Third, the EU is a strange and difficult partner for the U.S. to rally. On one hand, there is a European Union, led by Ursula Gertrud von de Leyen, that is bent on creating a geopolitical commission and is asking Europe to think strategically about its position in the U.S.-China rivalry. On the other hand, there is diversity among EU member states. Some are eager to answer America’s call, like the Lithuanians; some are inherently hesitant and vigilant about any scenario of a new cold war; and some are more than willing to delegate the difficult geopolitics to the EU while pursuing pragmatic bilateral cooperation with China.
Also, every EU member has its own domestic politics. With more Atlanticist Greens and FDPs, the new “traffic light” German government is expected to be more hardline toward China and has to think of the implications for its big industry and its designated role being a stabilizer in both Europe and the multilateral system.
However, the Biden administration is not to be deterred by the difficulties of working with Europe on China, partly because the U.S. will not achieve much by unilateral confrontation. The past year has seen genuine efforts from the U.S. to patch up differences and seek coordination with Europe.
The first was to speak softly to heal the wounded heart of Europe. President Joe Biden and Secretary of State Antony Blinken have had the nicest words for Europe, proclaiming U.S. support for European defense and apologizing for the clumsiness of the AUKUS deal.

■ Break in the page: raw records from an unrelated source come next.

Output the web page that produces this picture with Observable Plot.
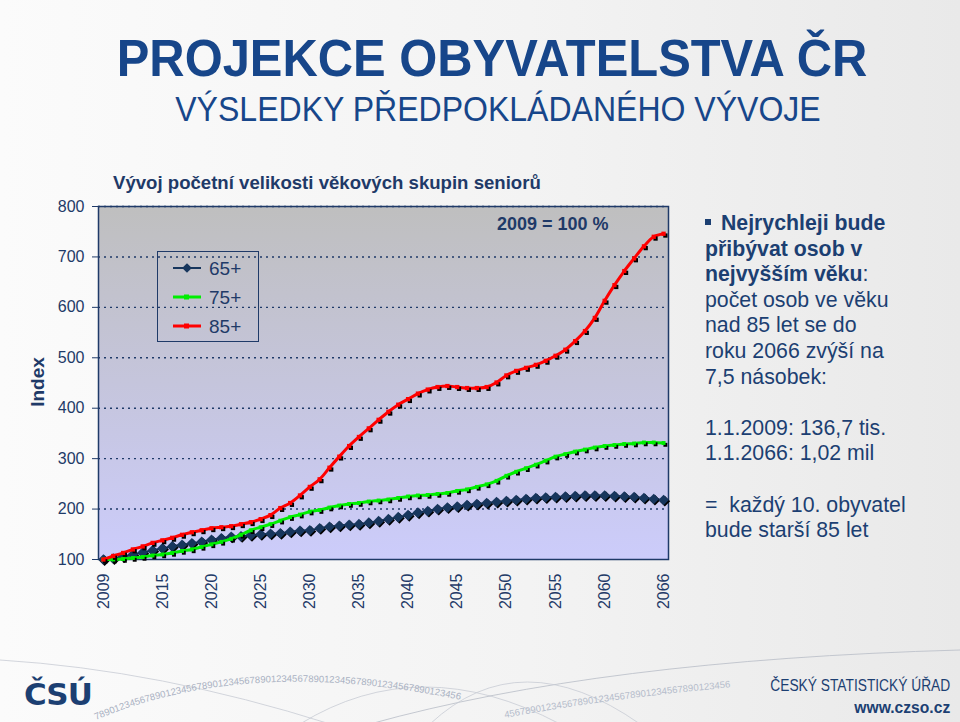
<!DOCTYPE html>
<html><head><meta charset="utf-8">
<script src="https://cdn.jsdelivr.net/npm/d3@7"></script>
<script src="https://cdn.jsdelivr.net/npm/@observablehq/plot@0.6"></script>
<style>
html,body{margin:0;padding:0}
body{width:960px;height:722px;position:relative;overflow:hidden;
 background:linear-gradient(to right,#fbfbfb 0%,#f3f3f3 55%,#e9e9e9 100%);
 font-family:"Liberation Sans",Arial,sans-serif}
.abs{position:absolute;white-space:nowrap}
#title{left:0;width:984px;top:28px;text-align:center;font-weight:bold;font-size:52px;color:#17468a;line-height:60px;transform:scaleX(0.94)}
#subtitle{left:0;width:996px;top:89px;text-align:center;font-size:35px;color:#17468a;line-height:40px;transform:scaleX(0.915)}
#ctitle{left:113px;top:172px;font-weight:bold;font-size:18.6px;color:#1f3a68}
#ylab{left:38px;top:382px;transform:translate(-50%,-50%) rotate(-90deg);font-weight:bold;font-size:19px;color:#1f3a68}
#base{left:497px;top:214px;font-weight:bold;font-size:18px;color:#1f3a68}
#note{left:705px;top:211px;font-size:21.3px;line-height:25.6px;color:#1c3f72}
#bul{display:inline-block;width:6px;height:6px;background:#1c3f72;vertical-align:5px;margin-right:4px}
#chart{left:0;top:195px}
#legend{left:157px;top:251px}
#footer1{right:10px;top:677px;font-size:16px;color:#1c3f72;transform:scaleX(0.86);transform-origin:right}
#footer2{right:10px;top:698px;font-weight:bold;font-size:17px;color:#1c3f72;transform:scaleX(0.92);transform-origin:right}
#logo{left:24px;top:676px;font-family:"DejaVu Sans",sans-serif;font-weight:bold;font-size:31px;color:#1c3f72;letter-spacing:-1px}
#decor{left:0;top:640px}
</style></head>
<body>
<svg id="decor" class="abs" width="960" height="82">
  <defs>
    <path id="pa" d="M 96 80 Q 250 14 470 62"/>
    <path id="pb" d="M 505 78 Q 620 56 770 44"/>
  </defs>
  <path d="M 0 20 Q 160 30 330 84" fill="none" stroke="#c8ccd4" stroke-width="0.8"/>
  <path d="M 300 84 Q 420 10 560 84" fill="none" stroke="#c8ccd4" stroke-width="0.8"/>
  <path d="M 370 84 Q 600 20 960 10" fill="none" stroke="#b8bcc6" stroke-width="0.8"/>
  <path d="M 430 84 Q 520 0 640 84" fill="none" stroke="#c8ccd4" stroke-width="0.8"/>
  <text font-size="9.5" fill="#a9b1c2"><textPath href="#pa">7890123456789012345678901234567890123456789012345678901234567890123456</textPath></text>
  <text font-size="9.5" fill="#b5bccb"><textPath href="#pb">4567890123456789012345678901234567890123456</textPath></text>
</svg>
<div id="title" class="abs">PROJEKCE OBYVATELSTVA ČR</div>
<div id="subtitle" class="abs">VÝSLEDKY PŘEDPOKLÁDANÉHO VÝVOJE</div>
<div id="ctitle" class="abs">Vývoj početní velikosti věkových skupin seniorů</div>
<div id="ylab" class="abs">Index</div>
<div id="chart" class="abs"></div>
<div id="base" class="abs">2009 = 100 %</div>
<svg id="legend" class="abs" width="102" height="91"></svg>
<div id="note" class="abs"><span id="bul"></span> <b>Nejrychleji bude</b><br><b>přibývat osob v</b><br><b>nejvyšším věku</b>:<br>počet osob ve věku<br>nad 85 let se do<br>roku 2066 zvýší na<br>7,5 násobek:<br><br>1.1.2009: 136,7 tis.<br>1.1.2066: 1,02 mil<br><br>=&nbsp; každý 10. obyvatel<br>bude starší 85 let</div>
<div id="logo" class="abs">ČSÚ</div>
<div id="footer1" class="abs">ČESKÝ STATISTICKÝ ÚŘAD</div>
<div id="footer2" class="abs">www.czso.cz</div>
<script>
const years = [2009,2010,2011,2012,2013,2014,2015,2016,2017,2018,2019,2020,2021,2022,2023,2024,2025,2026,2027,2028,2029,2030,2031,2032,2033,2034,2035,2036,2037,2038,2039,2040,2041,2042,2043,2044,2045,2046,2047,2048,2049,2050,2051,2052,2053,2054,2055,2056,2057,2058,2059,2060,2061,2062,2063,2064,2065,2066];
const xTickYears = [2009,2015,2020,2025,2030,2035,2040,2045,2050,2055,2060,2066];
const yTicks = [100,200,300,400,500,600,700,800];
const seriesNames = ["65+","75+","85+"];
const seriesColors = ["#17365d","#00ee00","#ff0000"];
const idx65 = [100,102,106,110,114,118,122,126,129,132,135,139,142,145,146,148,150,151,152,155,157,158,162,165,167,169,170,173,176,180,184,188,193,196,200,203,205,208,210,212,214,216,218,220,222,223,224,225,226,227,227,227,226,225,224,222,220,218];
const idx75 = [100,100,101,103,105,108,110,113,117,120,125,130,135,141,149,158,164,170,177,184,189,195,198,203,207,210,212,215,217,219,222,225,227,228,230,232,236,239,244,249,256,266,274,281,288,296,304,309,314,318,322,325,327,329,330,332,332,331];
const idx85 = [100,107,113,120,126,133,138,143,149,154,158,162,164,166,170,174,180,188,202,212,227,244,259,282,304,325,343,360,377,393,407,418,429,437,442,444,442,440,440,442,451,465,474,480,486,494,504,516,533,553,579,613,644,672,697,721,740,746];

const seriesValues = [idx65, idx75, idx85];
const tables = seriesValues.map((vals, i) => years.map((y, j) => ({year: y, value: vals[j], series: seriesNames[i]})));
const navy = "#1f3a68";

const marks = [
  Plot.frame({fill: "url(#plotbg)", stroke: null}),
  Plot.ruleY(yTicks.filter(v => v > 100), {stroke: navy, strokeDasharray: "2,4", strokeWidth: 1.4}),
  Plot.frame({stroke: navy, strokeWidth: 1.5})
];
marks.push(
  Plot.line(tables[0], {x: "year", y: "value", stroke: seriesColors[0], strokeWidth: 2, curve: "catmull-rom"}),
  Plot.dot(tables[0], {x: "year", y: "value", symbol: "diamond2", r: 4.8, fill: "#000", stroke: "none", dx: 1.2, dy: 1.2}),
  Plot.dot(tables[0], {x: "year", y: "value", symbol: "diamond2", r: 4.8, fill: seriesColors[0], stroke: "none"})
);
marks.push(
  Plot.line(tables[1], {x: "year", y: "value", stroke: seriesColors[1], strokeWidth: 3, curve: "catmull-rom"}),
  Plot.dot(tables[1], {x: "year", y: "value", symbol: "square", r: 2.2, fill: "#000", stroke: "none", dx: 1.8, dy: 1.8}),
  Plot.dot(tables[1], {x: "year", y: "value", symbol: "square", r: 2.2, fill: seriesColors[1], stroke: "none"})
);
marks.push(
  Plot.line(tables[2], {x: "year", y: "value", stroke: seriesColors[2], strokeWidth: 3, curve: "catmull-rom"}),
  Plot.dot(tables[2], {x: "year", y: "value", symbol: "square", r: 2.4, fill: "#000", stroke: "none", dx: 1.8, dy: 1.8}),
  Plot.dot(tables[2], {x: "year", y: "value", symbol: "square", r: 2.4, fill: seriesColors[2], stroke: "none"})
);

const plot = Plot.plot({
  width: 680, height: 430,
  marginLeft: 98, marginRight: 12, marginTop: 11, marginBottom: 66,
  x: {domain: [2008.5, 2066.5], ticks: xTickYears, tickFormat: d => String(d), tickRotate: -90, tickSize: 0, tickPadding: 14, label: null},
  y: {domain: [100, 800], ticks: yTicks, tickSize: 6, tickPadding: 8, label: null},
  style: {fontFamily: "'Liberation Sans', Arial, sans-serif", fontSize: "16px", color: navy, background: "transparent", overflow: "visible"},
  marks
});
d3.select(plot).insert("defs", ":first-child").html(
  '<linearGradient id="plotbg" x1="0" y1="0" x2="0" y2="1">' +
  '<stop offset="0" stop-color="#bfbfbf"/><stop offset="0.5" stop-color="#c5c5dc"/><stop offset="1" stop-color="#ccccfb"/></linearGradient>');
document.getElementById("chart").appendChild(plot);

const lg = d3.select("#legend");
lg.append("rect").attr("x", 0.5).attr("y", 0.5).attr("width", 101).attr("height", 90).attr("fill", "none").attr("stroke", navy).attr("stroke-width", 1);
seriesNames.forEach((name, i) => {
  const cy = 17 + i * 29;
  lg.append("line").attr("x1", 16).attr("x2", 44).attr("y1", cy).attr("y2", cy).attr("stroke", seriesColors[i]).attr("stroke-width", i === 0 ? 2 : 3);
  if (i === 0) {
    lg.append("path").attr("d", d3.symbol(d3.symbolDiamond2, 60)()).attr("transform", `translate(30,${cy})`).attr("fill", seriesColors[0]);
  } else {
    lg.append("rect").attr("x", 27).attr("y", cy - 2.5).attr("width", 5).attr("height", 5).attr("fill", seriesColors[i]);
  }
  lg.append("text").attr("x", 52).attr("y", cy).attr("dy", "0.36em").attr("font-size", 19).attr("fill", navy).attr("font-family", "'Liberation Sans', Arial, sans-serif").text(name);
});
</script>
</body></html>
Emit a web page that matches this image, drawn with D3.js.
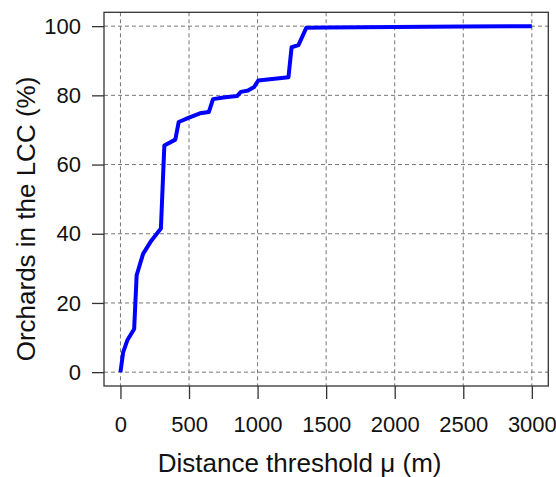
<!DOCTYPE html>
<html>
<head>
<meta charset="utf-8">
<script src="https://cdn.jsdelivr.net/npm/d3@7"></script>
<style>
  html, body { margin: 0; padding: 0; background: #fff; }
  svg { display: block; font-family: "Liberation Sans", Arial, Helvetica, sans-serif; }
</style>
</head>
<body>
<svg id="chart" width="556" height="477"></svg>
<script>
// Data
const distance = [0, 20, 50, 100, 118, 165, 225, 295, 320, 400, 425, 495, 580, 645, 675, 750, 850, 878, 930, 975, 1005, 1225, 1248, 1298, 1355, 1500, 2000, 2500, 3000];
const orchardsPct = [0, 5.8, 9.2, 12.5, 28, 34.2, 38, 41.5, 65.5, 67.2, 72.3, 73.5, 74.8, 75.2, 78.9, 79.4, 79.8, 81, 81.4, 82.4, 84.3, 85.2, 93.9, 94.5, 99.5, 99.6, 99.75, 99.9, 100];
const xTicks = [0, 500, 1000, 1500, 2000, 2500, 3000];
const yTicks = [0, 20, 40, 60, 80, 100];
const xLabel = "Distance threshold \u03bc (m)";
const yLabel = "Orchards in the LCC (%)";

const svg = d3.select("#chart");
const box = { left: 104, right: 548.3, top: 12.3, bottom: 386 };

const x = d3.scaleLinear().domain([-120, 3120]).range([box.left, box.right]);
const y = d3.scaleLinear().domain([-4, 104]).range([box.bottom, box.top]);

// Grid
const grid = svg.append("g");
grid.selectAll("line.vx").data(xTicks).join("line")
  .attr("x1", d => x(d)).attr("x2", d => x(d))
  .attr("y1", box.top).attr("y2", box.bottom)
  .attr("stroke", "#777").attr("stroke-width", 1).attr("stroke-dasharray", "4,3");
grid.selectAll("line.hy").data(yTicks).join("line")
  .attr("x1", box.left).attr("x2", box.right)
  .attr("y1", d => y(d)).attr("y2", d => y(d))
  .attr("stroke", "#777").attr("stroke-width", 1).attr("stroke-dasharray", "4,3");

// Line
const pts = distance.map((d, i) => [d, orchardsPct[i]]);
svg.append("path")
  .datum(pts)
  .attr("fill", "none")
  .attr("stroke", "#0000ff")
  .attr("stroke-width", 4)
  .attr("stroke-linejoin", "round")
  .attr("d", d3.line().x(d => x(d[0])).y(d => y(d[1])));

// Box
svg.append("rect")
  .attr("x", box.left).attr("y", box.top)
  .attr("width", box.right - box.left).attr("height", box.bottom - box.top)
  .attr("fill", "none").attr("stroke", "#333").attr("stroke-width", 1.3);

// Axes
const xAxis = d3.axisBottom(x).tickValues(xTicks).tickSize(13).tickPadding(17).tickFormat(d3.format("d"));
const gx = svg.append("g").attr("transform", `translate(0,${box.bottom})`).call(xAxis);
gx.select(".domain").remove();
gx.selectAll(".tick line").attr("stroke", "#333").attr("stroke-width", 1.3);
gx.selectAll(".tick text").attr("font-size", 22).attr("fill", "#111")
  .attr("font-family", "Liberation Sans, Arial, sans-serif");

const yAxis = d3.axisLeft(y).tickValues(yTicks).tickSize(12).tickPadding(11).tickFormat(d3.format("d"));
const gy = svg.append("g").attr("transform", `translate(${box.left},0)`).call(yAxis);
gy.select(".domain").remove();
gy.selectAll(".tick line").attr("stroke", "#333").attr("stroke-width", 1.3);
gy.selectAll(".tick text").attr("font-size", 22).attr("fill", "#111")
  .attr("font-family", "Liberation Sans, Arial, sans-serif");

// Titles
svg.append("text")
  .attr("x", 299.6).attr("y", 472)
  .attr("text-anchor", "middle")
  .attr("font-size", 26).attr("fill", "#111")
  .text(xLabel);

svg.append("text")
  .attr("transform", "translate(35,219) rotate(-90)")
  .attr("text-anchor", "middle")
  .attr("font-size", 26).attr("fill", "#111")
  .text(yLabel);
</script>
</body>
</html>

The second is to build coordinated platforms with respect to China. The two sides have launched a U.S.-EU dialogue on China, and the TTC is attempting to rebuild the transatlantic relationship while leveraging it to address the rise of China. In this context, the EU has begun to work on its own path even as U.S.-China competition evolves.
The EU has its own grievances toward China and is willing to work with U.S. to address those. Since 2019, the EU is increasingly united in perceiving China as a challenge to its value system and to its economic competitiveness; it is thus a systemic rival for the EU. This perception of China is not entirely the same as that of the U.S., but the overlapping part leaves plenty of space to maneuver, especially in the fields of value and economic practices.
Second, the EU will use its new position in the triangle to solve long-standing friction with the U.S. Whether it is steel and aluminum tariffs, Boeing-Airbus subsidies, data protection, emerging technologies or even the long-held U.S. criticism of European defense cooperation, there is reason for the U.S. to engage with or even make concessions to the EU to win the hearts and minds of Europeans.
Third, the EU will only cooperate with the U.S. on China where it suits its own politics and interests and with its own approaches and tools. On one hand, the EU and its members will be more cautious in political and diplomatic terms with China, compared with the provocative U.S., to avoid a new cold war. The lack of judgment in imposing sanctions on China back in March does not strengthen the EU’s position on China but ties its hands. Europeans are more prudent in joining a diplomatic boycott of the Beijing Winter Olympics, which the U.S. is calling for. On the other hand, the EU will be equally aggressive in using its market and will apply regulatory power in both bilateral and multilateral forums to confront China.
It is true that the U.S. and EU are coordinating on China, but it remains to be seen how far the two can go in developing a truly united approach. As things stand now, the EU is making its own bets and forging its own way in China-U.S. rivalry. China cannot assume that Europe is unquestionably following the U.S., and should make greater efforts for China-EU.